Aus der veröffentlichten Zeichnung und den Kennzahlen der Nutzung des Grundstücks (CUT und POT) kann man darauf schließen, dass bei der vorliegenden Planung eine maximale Rentabilität erzielt werden soll. Wenn wir uns die Viertel in Hermannstadt ansehen, die Ende des 19. Jahrhunderts und bis zum Beginn des 1. Weltkriegs, in der sogenannten Gründerzeit, gebaut wurden, so fällt bei den Prinzipien, nach denen damals gebaut wurde, eine gewisse Monumentalität und Großzügigkeit auf, die auch die Gestaltung der Grünflächen umfasst. Wir denken hier an städtebauliche Ensembles wie die Friedenfelsstraße (C. Noica), Josephgasse (I. Rațiu), Schewisgasse (Bdul. Victoriei), Hochmeisterstraße u. a. Es wäre wünschenswert, wenn bei der Fortführung der hier vorgestellten Planung auf eine so intensive Nutzung des Grundstücks verzichtet und etwas von der erwähnten Großzügigkeit der Gründerzeit in dieses Vorhaben einfließen würde.
Es ist sicher nur bedingt erlaubt, eine Stadt als einen Organismus zu bezeichnen, doch hat diese verschiedene Eigenschaften, die Organismen eigen sind: eine ständige Entwicklung und Erneuerung, die Anpassung an die sich verändernden wirtschaftlichen, sozialen und kulturellen Gegebenheiten, die dynamische Optimierung der einzelnen städtischen Funktionen und auch das Abwerfen von Ballast. Der Städtebauer hat die Aufgabe, die vielfältigen Funktionen der Stadt zu harmonisieren, ein möglichst angenehmes Klima für die Bewohner zu schaffen und darüber hinaus zu versuchen, die in Jahrhunderten gewachsene Persönlichkeit der Stadt zu bewahren. Um das zu erreichen, muss u. a. die Möglichkeit bestehen, auf dem gesamten Areal der Stadt zu bauen oder bauliche Veränderungen vornehmen zu können. Dabei ist es unerlässlich, Grundsätze und Prinzipien zu beachten, die durch städtebauliche Normen, die geschichtliche Entwicklung der Stadt, durch Anstand und guten Geschmack gegeben sind.

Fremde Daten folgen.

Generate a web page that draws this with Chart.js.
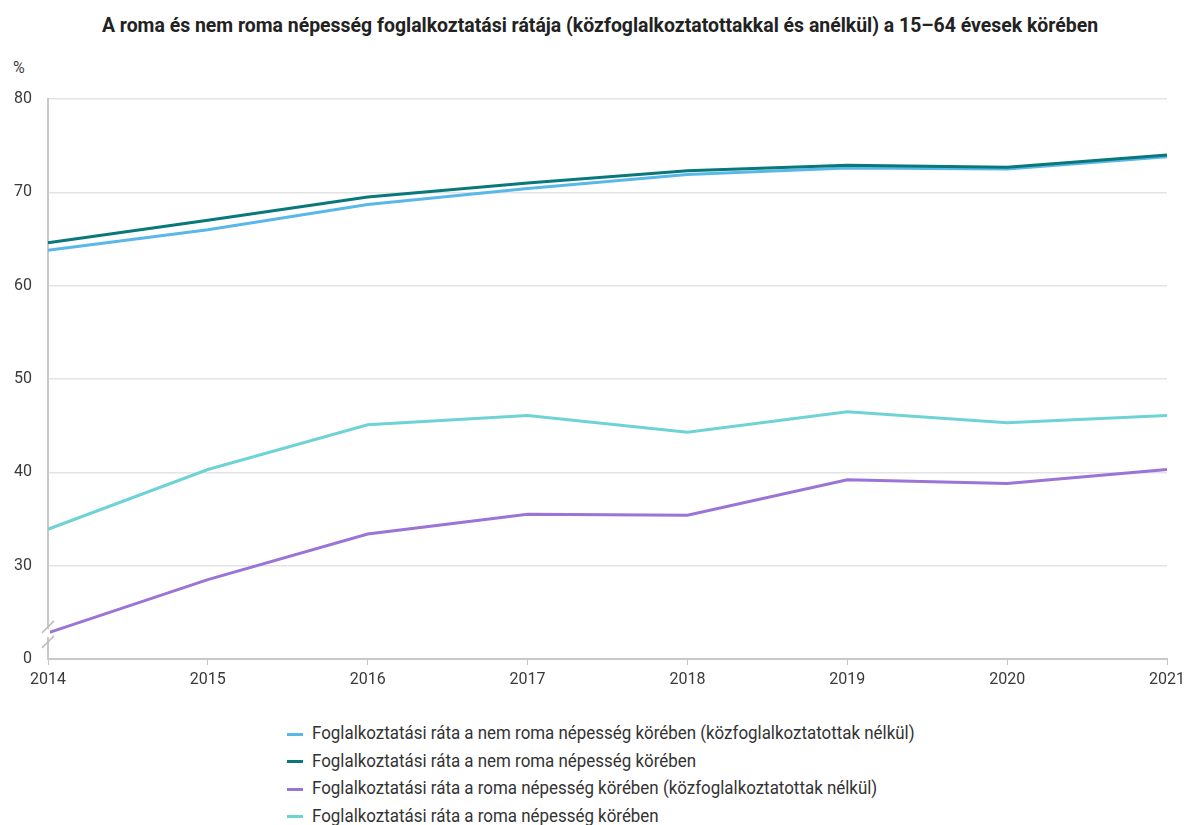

Wenn wir unter diesen Gesichtspunkten die beiden Studien betrachten, die das Rathaus zur öffentlichen Diskussion gestellt hat, so muss festgehalten werden, dass das Vorhaben, auf Freiflächen in der Altstadt zwischen den Häuserzeilen der Brukenthal- (Xenopol) und Fleischergasse (Mitropoliei) neue Häuser zu bauen, grundsätzlich inakzeptabel ist und abgelehnt werden muss, während das zweite Projekt in der str. Neculuță, ein Vorhaben ist, das sich, aus meiner Sicht, bei Einhaltung entsprechender Qualitätskriterien, problemlos in die städtebauliche Entwicklung Hermannstadts einfügen lässt.